Although imperfect, the adult CNS (central nervous system) has the amazing ability to adapt to and compensate for deficits in neurologic function after CNS injury or neurodegenerative disease. While neurons and synaptic plasticity clearly contribute to this compensation, our laboratory is interested in understanding the contributions of the CNS immune system to this adaptation. Microglia, the only resident CNS immune cell, display astounding phenotypic plasticity, enabling them to respond and adapt to all aspects of CNS health and pathology. However, the cellular mechanisms enabling this plasticity over the course of chronic neuroinflammatory disease remain poorly understood. Although much research over the last 2 decades has been directed towards identifying exogenous molecules and pathways that attenuate the well-established pro-inflammatory/neurotoxic activities of microglia, little is known about endogenous cellular mechanisms used by microglia to self-regulate their transition to the reparative/neurosupportive phenotype during chronic disease, functions that would ultimately limit CNS damage and promote protection.

Thus, the overall goal of the research in our lab is to investigate the cellular and molecular mechanisms that regulate microglial phenotype and function as they contribute to CNS pathology and recovery in chronic neuroinflammatory disorders. To study microglial plasticity in chronic neuroinflammatory disease, one of our main research models is exposure to repetitive episodes of intermittent hypoxia (IH), a hallmark of sleep disordered breathing (e.g. sleep apnea). We have identified critical transitional periods in the microglial phenotype that occur between inflammatory and reparative/neurotrophic phenotypes over the course of intermittent hypoxia exposure. The specific timing of these effects and the elaborate shifts in classes of genes expressed at these times suggest that microglia utilize tightly regulated mechanisms to control their activities during CNS adaptation to chronic injury. Our recent evidence implicates a critical role for epigenetic processes (e.g. histone demethylation and microRNAs) in the mechanisms employed by microglia to initiate transitions between inflammatory and neurotrophic phenotypes. We are particularly interested in the signal transduction and gene transcriptional mechanisms used by microglia to enable these shifts in their function. These same epigenetic mechanisms underlie long-lasting alterations in adult microglial function that are initiated during fetal brain development as a consequence of in utero exposure to maternal IH.

We have developed powerful and novel flow cytometry and cell sorting tools with which to study specific microglial phenotypic populations in vivo, from which nucleic acids (DNA, mRNA and miRNAs) can be isolated for subsequent transcriptional regulation studies.
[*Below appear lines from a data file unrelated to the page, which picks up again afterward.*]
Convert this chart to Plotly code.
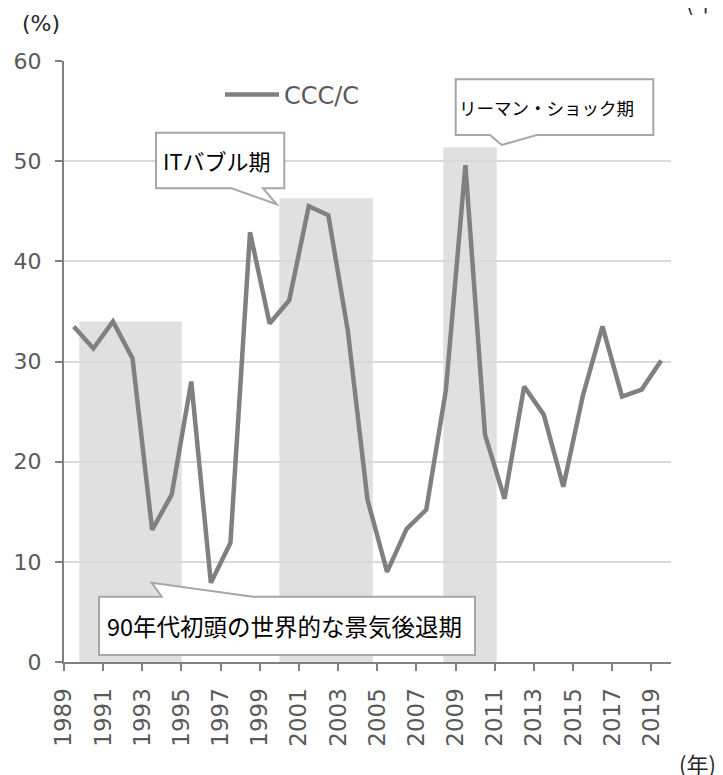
import plotly.graph_objects as go

# ---- data ----
years = list(range(1989, 2020))
ccc_c = [33.5, 31.3, 34.0, 30.3, 13.2, 16.7, 28.0, 7.9, 11.9, 42.9,
         33.8, 36.1, 45.5, 44.6, 33.0, 16.2, 9.0, 13.3, 15.2, 27.1,
         49.6, 22.7, 16.3, 27.5, 24.7, 17.5, 26.6, 33.5, 26.5, 27.2, 30.1]

tick_positions = [1988.5 + 2 * k for k in range(16)]
tick_labels = [str(1989 + 2 * k) for k in range(16)]

# shaded periods (start, end, height in %)
shade_start = [1989.28, 1999.5, 2007.87]
shade_end = [1994.51, 2004.27, 2010.6]
shade_top = [34.0, 46.3, 51.4]

# ---- layout geometry (page pixels; page has an 8px body margin) ----
OFF = 8
W, H = 723, 775
L, R, T, B = 64, 671, 61, 662


def px(x):
    return (x - L) / (R - L)


def py(y):
    return (B - y) / (B - T)


fig = go.Figure()

fig.add_trace(go.Scatter(
    x=years, y=ccc_c, mode="lines", name="CCC/C",
    line=dict(color="#808080", width=4.5),
))

shapes = []
for s, e, t in zip(shade_start, shade_end, shade_top):
    shapes.append(dict(type="rect", xref="x", yref="y", x0=s, x1=e, y0=0, y1=t,
                       fillcolor="#e0e0e0", line=dict(width=0), layer="below"))


def path(points):
    return "M " + " L ".join(f"{px(x):.5f},{py(y):.5f}" for x, y in points) + " Z"


callout_style = dict(type="path", xref="paper", yref="paper",
                     fillcolor="white", line=dict(color="#a6a6a6", width=2),
                     layer="above")

# IT bubble callout
shapes.append(dict(path=path([(156, 132.7), (284.3, 132.7), (284.3, 188.3), (263, 188.3),
                              (276.7, 204.3), (231.7, 188.3), (156, 188.3)]), **callout_style))
# Lehman callout
shapes.append(dict(path=path([(455.7, 79.3), (653.3, 79.3), (653.3, 135), (536.7, 135),
                              (501.7, 145), (490, 135), (455.7, 135)]), **callout_style))
# 90s callout
shapes.append(dict(path=path([(99, 596.7), (161.7, 596.7), (151.7, 582.7), (253, 596.7),
                              (475, 596.7), (475, 655), (99, 655)]), **callout_style))

jp = "Noto Sans CJK JP"


def note(text, x, y, size, xanchor="left", color="#000000", family=jp):
    return dict(text=text, x=px(x), y=py(y), xref="paper", yref="paper",
                xanchor=xanchor, yanchor="middle", showarrow=False,
                font=dict(family=family, size=size, color=color))


annotations = [
    note("ITバブル期", 161, 160.5, 22),
    note("リーマン・ショック期", 457, 107, 17.5),
    note("90年代初頭の世界的な景気後退期", 105, 626, 23.5),
    note("(%)", 41, 23, 22, xanchor="center", color="#262626", family="DejaVu Sans"),
    note("(年)", 698, 763, 22, xanchor="center", color="#262626"),
    note("(年)", 704, 1, 22, xanchor="center", color="#262626"),
]

fig.update_layout(
    width=W, height=H,
    margin=dict(l=L - OFF, r=W - R + OFF, t=T - OFF, b=H - B + OFF, pad=0),
    paper_bgcolor="white", plot_bgcolor="white",
    showlegend=True,
    legend=dict(x=px(220), y=py(95), xanchor="left", yanchor="middle",
                xref="paper", yref="paper", bgcolor="rgba(0,0,0,0)",
                itemwidth=54,
                font=dict(family="DejaVu Sans", size=24, color="#595959")),
    shapes=shapes,
    annotations=annotations,
    xaxis=dict(range=[1988.5, 2019.5], tickmode="array", tickvals=tick_positions,
               ticktext=tick_labels, tickangle=-90, showgrid=False, zeroline=False,
               showline=True, linecolor="#808080", linewidth=2, automargin=False,
               ticks="outside", ticklen=7, tickwidth=2, tickcolor="#808080",
               ticklabelstandoff=8,
               tickfont=dict(family="DejaVu Sans", size=23, color="#595959")),
    yaxis=dict(range=[0, 60], tickvals=[0, 10, 20, 30, 40, 50, 60],
               showgrid=True, gridcolor="#d9d9d9", gridwidth=2, zeroline=False,
               showline=True, linecolor="#808080", linewidth=2, automargin=False,
               ticks="outside", ticklen=7, tickwidth=2, tickcolor="#808080",
               ticklabelstandoff=9,
               tickfont=dict(family="DejaVu Sans", size=22, color="#595959")),
)

fig.write_html("out.html")
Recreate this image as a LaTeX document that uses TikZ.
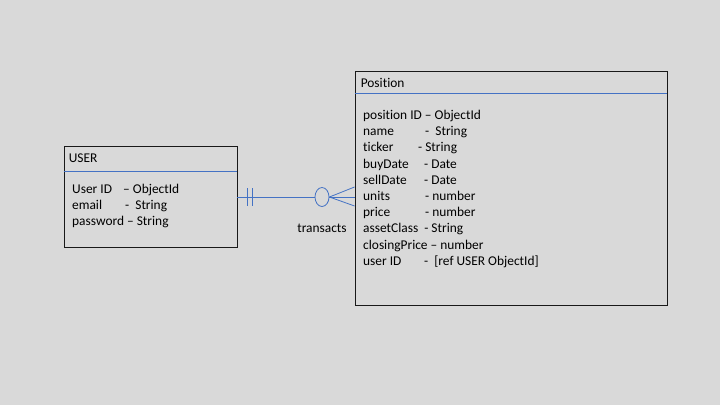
\documentclass[tikz,border=0pt]{standalone}
\usepackage{fontspec}
\setmainfont{Carlito}[Ligatures=NoCommon]
\usepackage{xcolor}
\usepackage{tikz}
\usetikzlibrary{shapes.geometric, positioning, calc}
\definecolor{slidebg}{HTML}{D9D9D9}
\definecolor{relblue}{HTML}{4472C4}
\newcommand{\fld}[2]{\makebox[#1][l]{#2}}
\tikzstyle{entity} = [rectangle, draw=black!90, line width=0.9pt, inner sep=0pt]
\tikzstyle{sep} = [draw=relblue, line width=0.9pt]
\tikzstyle{title} = [anchor=west, inner sep=0pt, font=\fontsize{13.4}{16.2}\selectfont]
\tikzstyle{fields} = [anchor=north west, align=left, inner sep=0pt, font=\fontsize{13.4}{16.2}\selectfont]
\tikzstyle{rel} = [draw=relblue, line width=0.8pt]

\begin{document}
\begin{tikzpicture}[x=1pt, y=-1pt]
    \fill [slidebg] (0,0) rectangle (720,405);
    \useasboundingbox (0,0) rectangle (720,405);

    \node (user) [entity, minimum width=173pt, minimum height=101pt] at (150.5,196.5) {};
    \node (position) [entity, minimum width=312pt, minimum height=234pt] at (511,188) {};

    \draw [sep] ([yshift=-26pt]user.north west) -- ([yshift=-26pt]user.north east);
    \draw [sep] ([yshift=-23pt]position.north west) -- ([yshift=-23pt]position.north east);

    \node (usertitle) [title] at ([xshift=5pt,yshift=-13pt]user.north west) {USER};
    \node (postitle) [title] at ([xshift=6pt,yshift=-12pt]position.north west) {Position};

    \node (userfields) [fields] at (72,184) {%
        \fld{51pt}{User ID}-- ObjectId\\
        \fld{53pt}{email}-\ \ String\\
        password -- String};
    \node (posfields) [fields] at (363,110) {%
        position ID -- ObjectId\\
        \fld{62pt}{name}-\ \ String\\
        \fld{55pt}{ticker}- String\\
        \fld{61pt}{buyDate}- Date\\
        \fld{61pt}{sellDate}- Date\\
        \fld{62pt}{units}- number\\
        \fld{62pt}{price}- number\\
        assetClass\ \ - String\\
        closingPrice -- number\\
        \fld{61pt}{user ID}-\ \ [ref USER ObjectId]};

    \node (opt) [ellipse, draw=relblue, line width=0.8pt, minimum width=14pt, minimum height=19pt, inner sep=0pt] at (322,197) {};
    \coordinate (foot) at ([yshift=-9pt]position.west);

    \draw [rel] (user.east |- opt) -- (opt.west);
    \draw [rel] ([xshift=10pt,yshift=9pt]user.east |- opt) -- ([xshift=10pt,yshift=-9pt]user.east |- opt);
    \draw [rel] ([xshift=15pt,yshift=9pt]user.east |- opt) -- ([xshift=15pt,yshift=-9pt]user.east |- opt);
    \draw [rel] (opt.east) -- (foot);
    \draw [rel] (opt.east) -- ([yshift=10pt]foot);
    \draw [rel] (opt.east) -- ([yshift=-9pt]foot);

    \node (lbl) [title, anchor=center] at (322,228) {transacts};
\end{tikzpicture}
\end{document}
These investigations are complemented by biochemical signaling studies in primary microglial cultures in wild type and transgenic mice to assess molecular/biochemical mechanisms of IH-induced signaling. Our recent work is aimed at defining microRNAs and histone modifications that contribute to microglial plasticity.

We also have projects designed to understand how neonatal development, aging and sex influences microglial regulatory processes. Age is a significant risk factor for many neurological disorders, many of which display sexual dimorphisms. Thus, we have studies focused on the differential responses of male and female microglia, and the role gonadal hormones play in their responses to inflammatory challenges. A current project involves looking at this question in a mouse model of Alzheimer’s disease, exposing them to chronic IH and assessing differences in microglial function and gene expression as well as cognitive and behavioral function.

Lastly, we have projects designed to understand the impact of microglial activities on neuronal function, and in particular, the ability of neurons to display plasticity. We are investigating the mechanisms whereby microglial inflammatory activities impair a form of spinal motor respiratory plasticity called phrenic motor facilitation, and how this differs between the sexes. Adult male offspring of mothers exposed in utero to maternal sleep disordered breathing have microglial-dependent neuroinflammation that impairs respiratory plasticity; but female offspring do not. Adult female offspring have normal neuroplasticity. We are testing the mechanisms whereby female offspring are protected from the gestational insults to which their male counterparts are predisposed.